Work to do:
Quote, verbatim, all material below, without pictures.

☆ ☆ ☆ ☆

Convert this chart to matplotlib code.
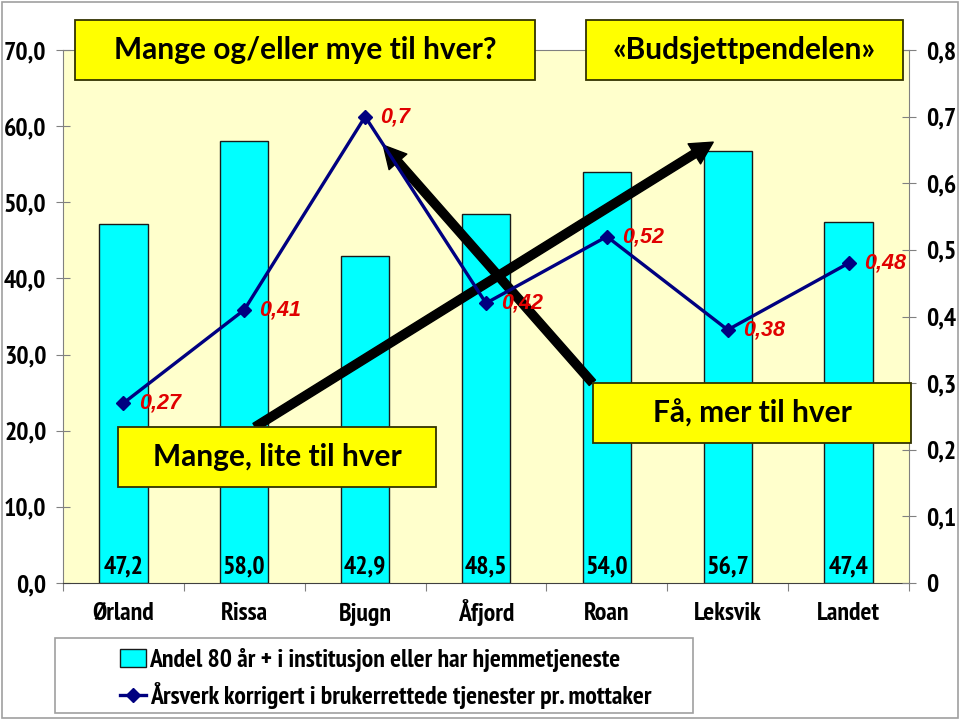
import os
import numpy as np
import matplotlib
matplotlib.use('Agg')
from matplotlib import pyplot as plt
from matplotlib import font_manager
from matplotlib.font_manager import FontProperties
from matplotlib.patches import Rectangle, Patch
from matplotlib.lines import Line2D

# data
kommuner = ['Ørland', 'Rissa', 'Bjugn', 'Åfjord', 'Roan', 'Leksvik', 'Landet']
andel_80 = [47.2, 58.0, 42.9, 48.5, 54.0, 56.7, 47.4]
andel_labels = ['47,2', '58,0', '42,9', '48,5', '54,0', '56,7', '47,4']
aarsverk = [0.27, 0.41, 0.7, 0.42, 0.52, 0.38, 0.48]
aarsverk_labels = ['0,27', '0,41', '0,7', '0,42', '0,52', '0,38', '0,48']
left_ticks = [0, 10, 20, 30, 40, 50, 60, 70]
left_labels = ['0,0', '10,0', '20,0', '30,0', '40,0', '50,0', '60,0', '70,0']
right_ticks = [0, 0.1, 0.2, 0.3, 0.4, 0.5, 0.6, 0.7, 0.8]
right_labels = ['0', '0,1', '0,2', '0,3', '0,4', '0,5', '0,6', '0,7', '0,8']

BOXFONT = ['Lato', 'DejaVu Sans']
W, H = 960, 720


def find_font(want):
    """Look for an installed narrow/condensed bold face (Arial Narrow look-alike)."""
    for f in font_manager.fontManager.ttflist:
        base = os.path.basename(f.fname).lower()
        if all(w in base for w in want) and 'italic' not in base and 'oblique' not in base:
            return f.fname
    return None


narrow_bold = find_font(['narrow', 'bold']) or find_font(['condensed', 'bold'])


def fp(size):
    if narrow_bold:
        return FontProperties(fname=narrow_bold, size=size)
    return FontProperties(family='Liberation Sans', weight='bold', size=size * 0.92)


def fx(px):
    return px / W


def fy(py):
    return 1 - py / H


fig = plt.figure(figsize=(9.6, 7.2), dpi=100)
fig.patches.append(Rectangle((fx(2), fy(718)), fx(956), 716 / H, transform=fig.transFigure,
                             fill=False, edgecolor='#a0a0a0', lw=1.2))

ax = fig.add_axes([fx(63), fy(583), fx(909 - 63), 533 / H])
ax.set_facecolor('#FFFFCC')
x = np.arange(len(kommuner))
ax.bar(x, andel_80, width=0.4, color='#00FFFF', edgecolor='#1a1a1a', lw=1, zorder=2)
for xi, lab in zip(x, andel_labels):
    ax.annotate(lab, (xi, 0), xytext=(0, 7), textcoords='offset points', ha='center',
                va='baseline', fontproperties=fp(18.5), zorder=3)

ax.set_xlim(-0.5, len(kommuner) - 0.5)
ax.set_ylim(0, 70)
ax.set_yticks(left_ticks)
ax.set_yticklabels(left_labels, fontproperties=fp(18.5))
ax.set_xticks(np.arange(-0.5, len(kommuner), 1.0))
ax.set_xticklabels([])
ax.set_xticks(x, minor=True)
ax.set_xticklabels(kommuner, minor=True, fontproperties=fp(18.5), va='baseline')
ax.tick_params(axis='x', which='major', direction='out', length=6, color='#808080')
ax.tick_params(axis='x', which='minor', length=0, pad=27)
ax.tick_params(axis='y', direction='inout', length=10, color='#808080', pad=7)
for s in ['left', 'right', 'top']:
    ax.spines[s].set_color('#808080')
ax.spines['bottom'].set_color('#404040')

ax2 = ax.twinx()
ax2.set_ylim(0, 0.8)
ax2.plot(x, aarsverk, color='#000080', lw=2.4, marker='D', markersize=7.5, zorder=4)
for xi, v, lab in zip(x, aarsverk, aarsverk_labels):
    ax2.annotate(lab, (xi, v), xytext=(11, 0), textcoords='offset points', ha='left', va='center',
                 color='#E00000', fontsize=15.5, fontweight='bold', fontstyle='italic',
                 family=['Liberation Sans', 'DejaVu Sans'], zorder=5)
ax2.set_yticks(right_ticks)
ax2.set_yticklabels(right_labels, fontproperties=fp(18.5))
ax2.tick_params(axis='y', direction='inout', length=10, color='#808080', pad=7)
for s in ['left', 'right', 'top', 'bottom']:
    ax2.spines[s].set_visible(False)

# the two "pendel" arrows (category / left-axis units)
arrow = dict(width=6, headwidth=17, headlength=16, color='black', shrink=0)
ax.annotate('', xy=(4.88, 57.9), xytext=(1.09, 20.5), arrowprops=arrow, zorder=6)
ax.annotate('', xy=(2.15, 57.5), xytext=(3.88, 26.3), arrowprops=arrow, zorder=6)

# yellow text boxes
boxes = [
    ('Mange og/eller mye til hver?', 75, 20, 535, 80),
    ('«Budsjettpendelen»', 586, 20, 903, 80),
    ('Mange, lite til hver', 118, 427, 436, 487),
    ('Få, mer til hver', 593, 383, 911, 443),
]
for txt, x0, y0, x1, y1 in boxes:
    fig.patches.append(Rectangle((fx(x0), fy(y1)), fx(x1 - x0), (y1 - y0) / H,
                                 transform=fig.transFigure, facecolor='#FFFF00',
                                 edgecolor='#333300', lw=1.3, zorder=10))
    fig.text(fx((x0 + x1) / 2), fy((y0 + y1) / 2), txt, ha='center', va='center',
             fontsize=21.5, fontweight='bold', family=BOXFONT, zorder=11)

# legend
fig.patches.append(Rectangle((fx(55), fy(713)), fx(693 - 55), 75 / H, transform=fig.transFigure,
                             facecolor='white', edgecolor='#a0a0a0', lw=1.2))
handles = [Patch(facecolor='#00FFFF', edgecolor='#1a1a1a'),
           Line2D([], [], color='#000080', lw=2.4, marker='D', markersize=7.5)]
names = ['Andel 80 år + i institusjon eller har hjemmetjeneste',
         'Årsverk korrigert i brukerrettede tjenester pr. mottaker']
fig.legend(handles, names, loc='upper left', bbox_to_anchor=(fx(102), fy(630)), frameon=False,
           prop=fp(18.5), handlelength=1.0, handletextpad=0.15, labelspacing=0.4, borderpad=0.2)

fig.savefig('out.png', dpi=100)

☆ ☆ ☆ ☆

Result of the task:
Convert this chart to matplotlib code.
import os
import numpy as np
import matplotlib
matplotlib.use('Agg')
from matplotlib import pyplot as plt
from matplotlib import font_manager
from matplotlib.font_manager import FontProperties
from matplotlib.patches import Rectangle, Patch
from matplotlib.lines import Line2D

# data
kommuner = ['Ørland', 'Rissa', 'Bjugn', 'Åfjord', 'Roan', 'Leksvik', 'Landet']
andel_80 = [47.2, 58.0, 42.9, 48.5, 54.0, 56.7, 47.4]
andel_labels = ['47,2', '58,0', '42,9', '48,5', '54,0', '56,7', '47,4']
aarsverk = [0.27, 0.41, 0.7, 0.42, 0.52, 0.38, 0.48]
aarsverk_labels = ['0,27', '0,41', '0,7', '0,42', '0,52', '0,38', '0,48']
left_ticks = [0, 10, 20, 30, 40, 50, 60, 70]
left_labels = ['0,0', '10,0', '20,0', '30,0', '40,0', '50,0', '60,0', '70,0']
right_ticks = [0, 0.1, 0.2, 0.3, 0.4, 0.5, 0.6, 0.7, 0.8]
right_labels = ['0', '0,1', '0,2', '0,3', '0,4', '0,5', '0,6', '0,7', '0,8']

BOXFONT = ['Lato', 'DejaVu Sans']
W, H = 960, 720


def find_font(want):
    """Look for an installed narrow/condensed bold face (Arial Narrow look-alike)."""
    for f in font_manager.fontManager.ttflist:
        base = os.path.basename(f.fname).lower()
        if all(w in base for w in want) and 'italic' not in base and 'oblique' not in base:
            return f.fname
    return None


narrow_bold = find_font(['narrow', 'bold']) or find_font(['condensed', 'bold'])


def fp(size):
    if narrow_bold:
        return FontProperties(fname=narrow_bold, size=size)
    return FontProperties(family='Liberation Sans', weight='bold', size=size * 0.92)


def fx(px):
    return px / W


def fy(py):
    return 1 - py / H


fig = plt.figure(figsize=(9.6, 7.2), dpi=100)
fig.patches.append(Rectangle((fx(2), fy(718)), fx(956), 716 / H, transform=fig.transFigure,
                             fill=False, edgecolor='#a0a0a0', lw=1.2))

ax = fig.add_axes([fx(63), fy(583), fx(909 - 63), 533 / H])
ax.set_facecolor('#FFFFCC')
x = np.arange(len(kommuner))
ax.bar(x, andel_80, width=0.4, color='#00FFFF', edgecolor='#1a1a1a', lw=1, zorder=2)
for xi, lab in zip(x, andel_labels):
    ax.annotate(lab, (xi, 0), xytext=(0, 7), textcoords='offset points', ha='center',
                va='baseline', fontproperties=fp(18.5), zorder=3)

ax.set_xlim(-0.5, len(kommuner) - 0.5)
ax.set_ylim(0, 70)
ax.set_yticks(left_ticks)
ax.set_yticklabels(left_labels, fontproperties=fp(18.5))
ax.set_xticks(np.arange(-0.5, len(kommuner), 1.0))
ax.set_xticklabels([])
ax.set_xticks(x, minor=True)
ax.set_xticklabels(kommuner, minor=True, fontproperties=fp(18.5), va='baseline')
ax.tick_params(axis='x', which='major', direction='out', length=6, color='#808080')
ax.tick_params(axis='x', which='minor', length=0, pad=27)
ax.tick_params(axis='y', direction='inout', length=10, color='#808080', pad=7)
for s in ['left', 'right', 'top']:
    ax.spines[s].set_color('#808080')
ax.spines['bottom'].set_color('#404040')

ax2 = ax.twinx()
ax2.set_ylim(0, 0.8)
ax2.plot(x, aarsverk, color='#000080', lw=2.4, marker='D', markersize=7.5, zorder=4)
for xi, v, lab in zip(x, aarsverk, aarsverk_labels):
    ax2.annotate(lab, (xi, v), xytext=(11, 0), textcoords='offset points', ha='left', va='center',
                 color='#E00000', fontsize=15.5, fontweight='bold', fontstyle='italic',
                 family=['Liberation Sans', 'DejaVu Sans'], zorder=5)
ax2.set_yticks(right_ticks)
ax2.set_yticklabels(right_labels, fontproperties=fp(18.5))
ax2.tick_params(axis='y', direction='inout', length=10, color='#808080', pad=7)
for s in ['left', 'right', 'top', 'bottom']:
    ax2.spines[s].set_visible(False)

# the two "pendel" arrows (category / left-axis units)
arrow = dict(width=6, headwidth=17, headlength=16, color='black', shrink=0)
ax.annotate('', xy=(4.88, 57.9), xytext=(1.09, 20.5), arrowprops=arrow, zorder=6)
ax.annotate('', xy=(2.15, 57.5), xytext=(3.88, 26.3), arrowprops=arrow, zorder=6)

# yellow text boxes
boxes = [
    ('Mange og/eller mye til hver?', 75, 20, 535, 80),
    ('«Budsjettpendelen»', 586, 20, 903, 80),
    ('Mange, lite til hver', 118, 427, 436, 487),
    ('Få, mer til hver', 593, 383, 911, 443),
]
for txt, x0, y0, x1, y1 in boxes:
    fig.patches.append(Rectangle((fx(x0), fy(y1)), fx(x1 - x0), (y1 - y0) / H,
                                 transform=fig.transFigure, facecolor='#FFFF00',
                                 edgecolor='#333300', lw=1.3, zorder=10))
    fig.text(fx((x0 + x1) / 2), fy((y0 + y1) / 2), txt, ha='center', va='center',
             fontsize=21.5, fontweight='bold', family=BOXFONT, zorder=11)

# legend
fig.patches.append(Rectangle((fx(55), fy(713)), fx(693 - 55), 75 / H, transform=fig.transFigure,
                             facecolor='white', edgecolor='#a0a0a0', lw=1.2))
handles = [Patch(facecolor='#00FFFF', edgecolor='#1a1a1a'),
           Line2D([], [], color='#000080', lw=2.4, marker='D', markersize=7.5)]
names = ['Andel 80 år + i institusjon eller har hjemmetjeneste',
         'Årsverk korrigert i brukerrettede tjenester pr. mottaker']
fig.legend(handles, names, loc='upper left', bbox_to_anchor=(fx(102), fy(630)), frameon=False,
           prop=fp(18.5), handlelength=1.0, handletextpad=0.15, labelspacing=0.4, borderpad=0.2)

fig.savefig('out.png', dpi=100)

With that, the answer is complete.